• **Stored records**
----------------------------------------
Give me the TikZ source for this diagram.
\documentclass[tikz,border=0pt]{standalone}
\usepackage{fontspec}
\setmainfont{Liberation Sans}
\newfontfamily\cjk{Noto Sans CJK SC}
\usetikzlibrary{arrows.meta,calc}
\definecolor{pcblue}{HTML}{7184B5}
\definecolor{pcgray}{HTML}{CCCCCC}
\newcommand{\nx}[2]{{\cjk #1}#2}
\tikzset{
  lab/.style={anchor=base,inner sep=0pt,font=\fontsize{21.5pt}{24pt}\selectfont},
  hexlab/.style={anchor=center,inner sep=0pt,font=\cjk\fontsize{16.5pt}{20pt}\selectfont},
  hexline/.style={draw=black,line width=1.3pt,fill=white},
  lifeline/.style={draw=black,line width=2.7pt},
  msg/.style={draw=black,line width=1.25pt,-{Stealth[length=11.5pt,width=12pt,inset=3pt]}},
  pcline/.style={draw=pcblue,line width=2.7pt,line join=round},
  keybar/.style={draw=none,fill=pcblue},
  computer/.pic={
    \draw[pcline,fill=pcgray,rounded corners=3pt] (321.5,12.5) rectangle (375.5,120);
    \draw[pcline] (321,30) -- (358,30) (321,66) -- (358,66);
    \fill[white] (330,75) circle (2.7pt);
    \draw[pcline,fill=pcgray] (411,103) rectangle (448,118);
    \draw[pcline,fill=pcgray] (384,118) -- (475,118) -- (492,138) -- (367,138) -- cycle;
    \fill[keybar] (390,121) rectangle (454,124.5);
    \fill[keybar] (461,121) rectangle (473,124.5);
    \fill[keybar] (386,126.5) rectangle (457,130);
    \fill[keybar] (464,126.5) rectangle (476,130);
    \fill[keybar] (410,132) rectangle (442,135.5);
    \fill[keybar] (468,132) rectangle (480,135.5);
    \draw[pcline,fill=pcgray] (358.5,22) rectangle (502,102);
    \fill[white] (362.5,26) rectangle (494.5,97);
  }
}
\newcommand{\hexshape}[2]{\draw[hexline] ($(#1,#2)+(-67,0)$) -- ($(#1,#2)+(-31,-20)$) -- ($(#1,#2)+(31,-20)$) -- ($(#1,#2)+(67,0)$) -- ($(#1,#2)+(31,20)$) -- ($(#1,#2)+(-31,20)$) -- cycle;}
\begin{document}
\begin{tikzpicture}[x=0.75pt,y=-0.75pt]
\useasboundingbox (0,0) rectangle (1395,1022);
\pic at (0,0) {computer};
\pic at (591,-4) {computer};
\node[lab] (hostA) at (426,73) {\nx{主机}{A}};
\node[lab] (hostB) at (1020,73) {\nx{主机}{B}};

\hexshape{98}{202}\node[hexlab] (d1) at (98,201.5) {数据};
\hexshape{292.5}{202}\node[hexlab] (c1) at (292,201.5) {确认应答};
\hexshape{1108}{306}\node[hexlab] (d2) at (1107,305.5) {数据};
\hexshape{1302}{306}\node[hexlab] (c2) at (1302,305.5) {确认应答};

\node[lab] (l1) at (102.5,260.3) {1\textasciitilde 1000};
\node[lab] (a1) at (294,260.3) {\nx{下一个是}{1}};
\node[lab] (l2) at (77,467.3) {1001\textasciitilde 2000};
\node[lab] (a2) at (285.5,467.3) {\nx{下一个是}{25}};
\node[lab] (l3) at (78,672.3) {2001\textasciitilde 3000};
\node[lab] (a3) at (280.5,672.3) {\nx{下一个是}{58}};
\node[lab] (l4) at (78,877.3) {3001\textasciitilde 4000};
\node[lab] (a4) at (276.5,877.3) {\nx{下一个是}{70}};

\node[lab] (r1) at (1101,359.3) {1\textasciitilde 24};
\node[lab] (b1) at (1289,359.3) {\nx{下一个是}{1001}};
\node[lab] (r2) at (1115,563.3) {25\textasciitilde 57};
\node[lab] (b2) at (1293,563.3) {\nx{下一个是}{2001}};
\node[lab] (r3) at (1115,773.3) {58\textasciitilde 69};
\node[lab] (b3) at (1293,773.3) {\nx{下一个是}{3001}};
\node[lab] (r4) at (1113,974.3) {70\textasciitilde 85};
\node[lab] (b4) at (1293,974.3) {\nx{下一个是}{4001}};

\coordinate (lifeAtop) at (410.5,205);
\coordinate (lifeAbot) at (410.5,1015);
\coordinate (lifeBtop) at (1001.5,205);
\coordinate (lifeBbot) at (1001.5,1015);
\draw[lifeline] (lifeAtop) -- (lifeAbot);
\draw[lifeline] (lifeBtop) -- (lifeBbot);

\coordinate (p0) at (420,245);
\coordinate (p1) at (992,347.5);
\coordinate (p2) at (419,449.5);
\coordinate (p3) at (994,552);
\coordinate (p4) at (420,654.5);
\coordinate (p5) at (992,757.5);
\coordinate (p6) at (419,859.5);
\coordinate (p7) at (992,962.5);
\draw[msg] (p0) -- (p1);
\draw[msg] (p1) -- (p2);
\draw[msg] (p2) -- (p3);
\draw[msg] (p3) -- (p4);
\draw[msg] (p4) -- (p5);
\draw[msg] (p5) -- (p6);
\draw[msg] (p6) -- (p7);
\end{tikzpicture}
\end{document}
----------------------------------------
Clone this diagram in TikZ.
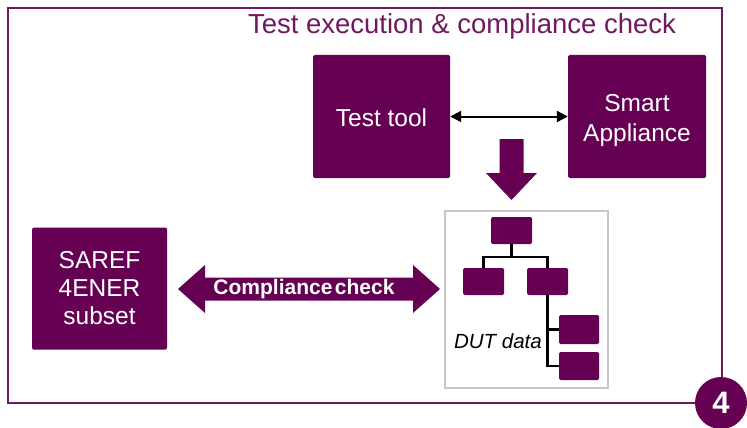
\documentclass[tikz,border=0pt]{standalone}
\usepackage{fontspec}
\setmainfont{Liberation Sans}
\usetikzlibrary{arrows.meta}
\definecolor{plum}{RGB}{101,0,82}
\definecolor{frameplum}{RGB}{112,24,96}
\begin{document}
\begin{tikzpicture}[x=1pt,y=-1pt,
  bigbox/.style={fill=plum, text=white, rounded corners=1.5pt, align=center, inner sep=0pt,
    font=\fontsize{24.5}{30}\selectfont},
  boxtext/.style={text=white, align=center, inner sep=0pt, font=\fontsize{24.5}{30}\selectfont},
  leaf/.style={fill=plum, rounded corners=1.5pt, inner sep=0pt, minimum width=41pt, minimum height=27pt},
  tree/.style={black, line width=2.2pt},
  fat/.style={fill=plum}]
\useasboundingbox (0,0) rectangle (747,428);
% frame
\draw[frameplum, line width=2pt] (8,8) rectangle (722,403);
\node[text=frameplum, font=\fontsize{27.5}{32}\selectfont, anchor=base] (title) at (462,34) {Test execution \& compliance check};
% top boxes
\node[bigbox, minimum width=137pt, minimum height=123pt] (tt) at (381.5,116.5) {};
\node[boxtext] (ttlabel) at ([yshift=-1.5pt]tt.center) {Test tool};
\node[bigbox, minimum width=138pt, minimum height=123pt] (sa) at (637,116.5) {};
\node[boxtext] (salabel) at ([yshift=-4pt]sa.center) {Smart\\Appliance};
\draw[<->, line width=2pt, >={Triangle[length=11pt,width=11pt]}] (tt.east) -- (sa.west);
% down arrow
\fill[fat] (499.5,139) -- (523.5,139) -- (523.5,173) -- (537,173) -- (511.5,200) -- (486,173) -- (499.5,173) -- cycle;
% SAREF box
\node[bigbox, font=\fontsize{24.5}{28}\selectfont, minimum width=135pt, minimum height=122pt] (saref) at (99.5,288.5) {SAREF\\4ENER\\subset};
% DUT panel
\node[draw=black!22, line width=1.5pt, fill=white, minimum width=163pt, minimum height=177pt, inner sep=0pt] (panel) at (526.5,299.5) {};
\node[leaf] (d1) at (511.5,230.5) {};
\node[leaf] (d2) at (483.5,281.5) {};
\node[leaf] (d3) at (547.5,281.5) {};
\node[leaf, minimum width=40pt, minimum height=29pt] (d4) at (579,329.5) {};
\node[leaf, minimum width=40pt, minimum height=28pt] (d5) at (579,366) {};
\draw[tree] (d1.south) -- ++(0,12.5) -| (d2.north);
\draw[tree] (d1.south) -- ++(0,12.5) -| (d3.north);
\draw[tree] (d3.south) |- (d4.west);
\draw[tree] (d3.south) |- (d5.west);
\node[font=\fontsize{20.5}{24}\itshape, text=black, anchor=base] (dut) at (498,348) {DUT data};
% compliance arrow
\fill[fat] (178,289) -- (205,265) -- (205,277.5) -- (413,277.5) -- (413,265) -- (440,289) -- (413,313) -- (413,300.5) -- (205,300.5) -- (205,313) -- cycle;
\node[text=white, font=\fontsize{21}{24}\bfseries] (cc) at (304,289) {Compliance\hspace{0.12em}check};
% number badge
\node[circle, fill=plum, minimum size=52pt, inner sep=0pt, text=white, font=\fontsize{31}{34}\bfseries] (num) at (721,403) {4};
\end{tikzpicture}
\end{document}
----------------------------------------
• **Request**
Find every line with the word "this" and state how many there are, with no other words.

• **Answer in full**
2